As the US leads a drive for the West to shun Huawei over security fears, the Chinese tech giant has sought to strengthen its position in Africa, where it is already well-established.
Among the African countries receiving Huawei with open arms is Ghana, where National Security Minister, Albert Kan Dapaah has launded technology solutions from Huawei as efficient and helpful to Ghana’s security strategy.
The Minister particularly mentioned Huawei’s video surveillance technology, saying it helps catch criminals.
“When a crime has been committed, thanks to the cameras, we work magic,” Kan-Dapaah said in a promotional video for the Chinese firm.
Huawei provides telecoms infrastructure for all telcos in Ghana and is also the main partner for Ghana’s Interconnect clearing house (ICH) run by Afriwave Telecoms Ghana.
Huawei has taken a leading role in developing next-generation 5G mobile phone networks around the world.
But it has been in turmoil since Washington charged its equipment could serve as a Trojan horse for Chinese intelligence services.
The world’s second smartphone marker fiercely denies the allegations, but the US has urged countries to avoid it and several companies have distanced themselves.
They include Google, whose Android operating system runs most smartphones.
And as Washington and Beijing duke it out in an escalating trade war, nations around the world are faced with the dilemma of having to choose a side between the world’s two top economies.
Russian President Vladimir Putin weighed in on Friday, slamming Washington’s attempt to “unceremoniously push” Huawei out of the global market. Earlier in the week, Russia’s MTS telecoms giant signed a deal with Huawei to develop a 5G network in the country.
Chinese President Xi Jinping, a guest of Putin at an economic forum in Saint Petersburg, said China was “ready to share technological inventions with all partners, in particular 5G technology”.
But will the escalating fight lead to African nations having to choose between China—the continent’s top trade partner—and the US?
“For African countries this trade war may end up a binary choice. It will be very difficult for Africa to just ignore” it, said Aly-Khan Satchu, an independent economic analyst based in Nairobi.
‘Very aggressive strategy’
Huawei, now a major factor in US-Chinese tensions, has looked to strengthen its ties in Africa, last week signing an agreement to reinforce its cooperation with the African Union.
“This was a way to show that Huawei is still present in Africa and that they want to remain a major player by positioning themselves in this very important growth sector,” said Ruben Nizard, an economist and Sub-Saharan Africa specialist at the French financial services firm Coface.

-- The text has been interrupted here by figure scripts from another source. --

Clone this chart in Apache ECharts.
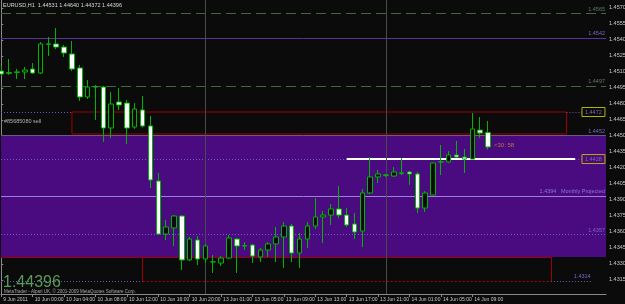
<!DOCTYPE html>
<html><head><meta charset="utf-8">
<script src="https://cdn.jsdelivr.net/npm/echarts@6/dist/echarts.min.js"></script>
<style>html,body{margin:0;padding:0;background:#0b0b0b}#c{width:625px;height:304px}</style>
</head><body><div id="c"></div>
<script>
const timeLabels = ["9 Jun 2011","10 Jun 00:00","10 Jun 04:00","10 Jun 08:00","10 Jun 12:00","10 Jun 16:00","10 Jun 20:00","13 Jun 01:00","13 Jun 05:00","13 Jun 09:00","13 Jun 13:00","13 Jun 17:00","13 Jun 21:00","14 Jun 01:00","14 Jun 05:00","14 Jun 09:00"];
const labelBars = [0,4,8,12,16,20,24,28,32,36,40,44,48,52,56,60];
const priceTicks = [1.4300,1.4315,1.4330,1.4345,1.4360,1.4375,1.4390,1.4405,1.4420,1.4435,1.4450,1.4465,1.4480,1.4495,1.4510,1.4525,1.4540,1.4555,1.4570];

const opens  = [1.45108,1.45092,1.45099,1.45099,1.45127,1.45090,1.45362,1.45362,1.45333,1.45268,1.45137,1.44865,1.44960,1.44958,1.44574,1.44818,1.44808,1.44583,1.44743,1.44593,1.44077,1.43580,1.43637,1.43749,1.43337,1.43524,1.43346,1.43318,1.43308,1.43355,1.43533,1.43470,1.43477,1.43365,1.43430,1.43487,1.43552,1.43655,1.43402,1.43533,1.43655,1.43740,1.43758,1.43815,1.43758,1.43674,1.43608,1.43965,1.44115,1.44134,1.44124,1.44153,1.44162,1.44143,1.43824,1.43946,1.44255,1.44255,1.44321,1.44302,1.44283,1.44555,1.44531];
const closes = [1.45080,1.45088,1.45097,1.45118,1.45090,1.45362,1.45360,1.45333,1.45277,1.45127,1.44865,1.44958,1.44958,1.44574,1.44799,1.44790,1.44574,1.44752,1.44593,1.44087,1.43580,1.43646,1.43749,1.43337,1.43533,1.43346,1.43468,1.43320,1.43355,1.43543,1.43468,1.43468,1.43374,1.43430,1.43487,1.43552,1.43655,1.43402,1.43533,1.43655,1.43740,1.43758,1.43815,1.43758,1.43665,1.43599,1.43965,1.44115,1.44143,1.44132,1.44162,1.44150,1.44143,1.43824,1.43965,1.44246,1.44257,1.44321,1.44302,1.44283,1.44565,1.44527,1.44396];
const lows   = [1.45062,1.45072,1.45033,1.45033,1.45080,1.45080,1.45249,1.45315,1.45240,1.45108,1.44827,1.44846,1.44649,1.44443,1.44480,1.44743,1.44424,1.44565,1.44580,1.44012,1.43571,1.43524,1.43468,1.43243,1.43327,1.43290,1.43308,1.43215,1.43280,1.43346,1.43215,1.43430,1.43308,1.43318,1.43365,1.43318,1.43262,1.43318,1.43262,1.43449,1.43627,1.43496,1.43665,1.43730,1.43646,1.43533,1.43458,1.43955,1.44058,1.44115,1.44115,1.44134,1.44040,1.43777,1.43787,1.43946,1.44134,1.44246,1.44293,1.44152,1.44283,1.44480,1.44372];
const highs  = [1.45155,1.45221,1.45128,1.45146,1.45183,1.45380,1.45427,1.45512,1.45352,1.45390,1.45165,1.45024,1.44977,1.44968,1.44912,1.44949,1.44837,1.44808,1.44874,1.44687,1.44152,1.43712,1.43758,1.43758,1.43552,1.43562,1.43487,1.43383,1.43374,1.43571,1.43543,1.43505,1.43487,1.43449,1.43505,1.43646,1.43693,1.43674,1.43590,1.43693,1.43918,1.43796,1.43862,1.44030,1.43824,1.43777,1.44002,1.44302,1.44180,1.44143,1.44208,1.44292,1.44171,1.44162,1.43983,1.44250,1.44415,1.44358,1.44452,1.44377,1.44715,1.44677,1.44640];

const lastPrice = 1.44396;
const headerText = "EURUSD,H1  1.44531 1.44640 1.44372 1.44396";
// annotation levels
const greenLevels = [1.45652, 1.44968];
const greenLabels = ["1.4565", "1.4497"];
const purpleLine = 1.45418, purpleLineLabel = "1.4542";
const redBoxTop = 1.44724, redBoxBottom = 1.44518;
const zoneTop = 1.44508, zoneBottom = 1.43365;
const zoneTopLabel = "1.4452";
const whiteLevel = 1.44283, whiteLabel = "1.4428";
const yellowLabel1 = "1.4472";
const monthlyLevel = 1.43937, monthlyLabel = "1.4394   Monthly Projected";
const dotLevel = 1.43576, dotLabel = "1.4357";
const lowBoxBottom = 1.43140, lowBoxLabel = "1.4314";

const chart = echarts.init(document.getElementById('c'), null, {renderer:'canvas'});
const XMIN = -0.0382, XMAX = 77.032;
const candles = opens.map((o, i) => [i, o, closes[i], lows[i], highs[i]]);

const F = 'Liberation Sans';
function seg(x1, x2, p, style, label) {
  return [{coord:[x1, p], lineStyle: style, label: label || {show:false}}, {coord:[x2, p]}];
}
function vseg(x, p1, p2, style) {
  return [{coord:[x, p1], lineStyle: style, label:{show:false}}, {coord:[x, p2]}];
}
const lblEnd = (text, color) => ({show:true, position:'insideEndTop', formatter:text, color:color, fontSize:5.5, fontFamily:F, distance:[1,1]});
const yellowBox = (text) => ({show:true, position:'end', formatter:text, color:'#7a6ab0', fontSize:5.5, fontFamily:F, borderColor:'#b8b000', borderWidth:1, padding:[2,2,1,3], distance:0, width:18});

const greenStyle = {color:'#3d6a3d', type:[10,5], width:1};
const dotPurple = {color:'#6a5ac8', type:[1,2], width:1};
const redSolid = {color:'#a00000', type:'solid', width:1};
const redDot = {color:'#c00000', type:[2,2], width:1};

const lines = [
  seg(XMIN, XMAX, greenLevels[0], greenStyle, lblEnd(greenLabels[0], '#5e7e5e')),
  seg(XMIN, XMAX, greenLevels[1], greenStyle, lblEnd(greenLabels[1], '#5e7e5e')),
  seg(XMIN, XMAX, purpleLine, {color:'#55349c', width:1, type:'solid'}, lblEnd(purpleLineLabel, '#7a68c8')),
  seg(XMIN, 9, redBoxTop, dotPurple),
  seg(72, 73.97, redBoxTop, dotPurple, yellowBox(yellowLabel1)),
  seg(XMIN, XMAX, zoneTop, {color:'#6a5a8a', width:1, type:'solid'}, lblEnd(zoneTopLabel, '#7a68c8')),
  seg(XMIN, 44, whiteLevel, dotPurple),
  seg(44, 73.1, whiteLevel, {color:'#ffffff', width:2, type:'solid'}),
  seg(73.1, 73.97, whiteLevel, dotPurple, yellowBox(whiteLabel)),
  seg(XMIN, XMAX, monthlyLevel, {color:'#9a80d8', width:1, type:'solid'}, lblEnd(monthlyLabel, '#8a78d0')),
  seg(XMIN, XMAX, dotLevel, dotPurple, lblEnd(dotLabel, '#7a68c8')),
  seg(XMIN, 70, zoneBottom, redSolid),
  seg(XMIN, 18, lowBoxBottom, dotPurple),
  seg(18, 70, lowBoxBottom, redDot),
  seg(70, 75.2, lowBoxBottom, dotPurple, lblEnd(lowBoxLabel, '#7a68c8')),
  vseg(18, zoneBottom, lowBoxBottom, redSolid),
  vseg(70, zoneBottom, lowBoxBottom, redSolid),
  [{xAxis:26, lineStyle:{color:'#4a4a4a', width:1, type:'solid'}, label:{show:false}}],
  [{xAxis:49, lineStyle:{color:'#4a4a4a', width:1, type:'solid'}, label:{show:false}}]
].map(d => d.length === 1 ? d[0] : d);

const option = {
  backgroundColor:'#0b0b0b',
  animation:false,
  textStyle:{fontFamily:F},
  grid:{left:1, right:19, top:0, bottom:10, containLabel:false, outerBoundsMode:'none'},
  xAxis:{type:'value', min:XMIN, max:XMAX,
    axisLine:{show:true, lineStyle:{color:'#8a8a8a', width:1}},
    axisTick:{show:true, customValues:labelBars, length:3, lineStyle:{color:'#8a8a8a'}},
    axisLabel:{show:true, customValues:labelBars, formatter:v => timeLabels[labelBars.indexOf(Math.round(v))] || '', color:'#c8c8c8', fontSize:5, align:'left', margin:3, padding:[0,0,0,2]},
    splitLine:{show:false}},
  yAxis:[{type:'value', position:'right', min:1.430178, max:1.457741, scale:true,
    axisLine:{show:true, lineStyle:{color:'#8a8a8a', width:1}},
    axisTick:{show:true, customValues:priceTicks, length:2, lineStyle:{color:'#8a8a8a'}},
    axisLabel:{show:true, customValues:priceTicks, formatter:v => v.toFixed(5), color:'#c8c8c8', fontSize:5.5, margin:3},
    splitLine:{show:false}},
    {type:'value', position:'left', min:1.430178, max:1.457741, axisLine:{show:true, lineStyle:{color:'#8a8a8a'}}, axisTick:{show:false}, axisLabel:{show:false}, splitLine:{show:false}}],
  series:[
    {type:'line', data:[], z:1, silent:true,
      markArea:{silent:true, data:[
        [{coord:[XMIN, zoneTop], itemStyle:{color:'#4a0a80'}}, {coord:[XMAX, zoneBottom]}],
        [{coord:[9, redBoxTop], itemStyle:{color:'rgba(0,0,0,0)', borderColor:'#a00000', borderWidth:1}}, {coord:[72, redBoxBottom]}]
      ]}},
    {type:'line', data:[], z:2, silent:true,
      markLine:{silent:true, symbol:['none','none'], animation:false, data:lines}},
    {type:'line', data:[], z:6, silent:true,
      markLine:{silent:true, symbol:['none','none'], animation:false,
        data:[seg(75, XMAX, lastPrice, {opacity:0}, {show:true, position:'end', formatter:lastPrice.toFixed(5), backgroundColor:'#ffffff', color:'#000000', fontSize:5.5, fontFamily:F, padding:[1,3,1,2], distance:1})]}},
    {type:'candlestick', z:5, clip:false, barWidth:5, data:candles, encode:{x:0, y:[1,2,3,4]},
      itemStyle:{color:'#0b0b0b', color0:'#ffffff', borderColor:'#00b400', borderColor0:'#00b400', borderWidth:1}}
  ],
  graphic:[
    {type:'text', left:3, top:2, z:10, style:{text:headerText, fill:'#d8d8d8', font:'5.5px Liberation Sans'}},
    {type:'text', left:4, top:118, z:10, style:{text:'#85685080 sell', fill:'#b0b0b0', font:'5.5px Liberation Sans'}},
    {type:'text', left:494, top:142, z:10, style:{text:'<30: 58', fill:'#b87a38', font:'6px Liberation Sans'}},
    {type:'text', left:3, top:275, z:10, style:{text:'1.44396', fill:'#5c9a5c', font:'16px Liberation Sans'}},
    {type:'text', left:4, top:289, z:10, style:{text:'MetaTrader - Alpari UK, © 2001-2009 MetaQuotes Software Corp.', fill:'#a8a8a8', font:'4.5px Liberation Sans'}}
  ]
};
chart.setOption(option);
</script>
</body></html>
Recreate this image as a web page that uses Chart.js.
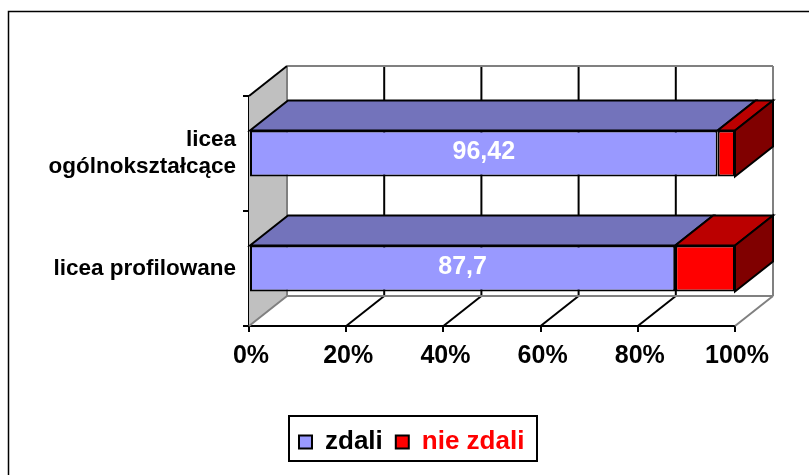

The deal comes after the French newspaper Le Monde reported in 2018 that China had spied on the AU’s headquarters in Ethiopian capital Addis Ababa, citing sources inside the organisation.
The report said the spying began in 2012 after the completion of the AU’s new headquarters that was financed by China, and was only noticed when technicians discovered data on the building’s servers was being sent to Shanghai.
Both China and the AU reject the allegations.
Huawei has established itself across Africa since launching in Kenya in 1998, and now operates in 40 countries, providing 4G networks to more than half of the continent.
It will also showcase 5G—the next-generation mobile phone network that will transmit data at far greater speeds—in Egypt for the Africa Cup of Nations, which will be held from June 21 to July 19.
“Africa is a market Huawei had identified and which they conquered thanks to a very aggressive strategy based on cheap financing and speed of execution,” Satchu told AFP.
“The fact that Huawei has equipped the AU says it all,” he added.
‘Big Brother Beijing’
Huawei’s presence in Africa goes far beyond selling smartphones and building mobile networks.
In South Africa, it provides training at the country’s top universities, this year launching a specialised course on 5G.
Kenya’s government signed a 17.5-billion-shilling ($172 million) deal with Huawei in April to build a data centre and “smart city” services.
The Chinese giant also offers a “safe city” surveillance programme.
This initiative, according to the firm’s website, “can prevent crimes targeted towards the normal citizen, tourists, students, elderly persons etc before they occur”.
It has been deployed in Kenya’s capital Nairobi as well as Mauritius, with 4,000 “smart” surveillance video cameras set up at 2,000 sites across the Indian Ocean island nation.
Some media outlets in Mauritius have condemned the system as “digital dictatorship” from “Big Brother Beijing”.
But Ghanaian Security Ministry Albert Kan-Dapaah, for one, says Huawei’s video surveillance technology helps catch criminals.
“When a crime has been committed, thanks to the cameras, we work magic,” Kan-Dapaah says in a promotional video for the Chinese firm
Huawei Marine, the company’s submarine cable arm, is helping to deploy a key 12,000-kilometre (7,450-mile) cable system connecting Africa to Asia.
With Huawei so deeply embedded in Africa, the continent may find it difficult to avoid becoming a collateral victim of the US-China bust-up.
“Africa is caught in the middle of a trade war that they should not have to take part in, because they have nothing to gain,” said Nizard.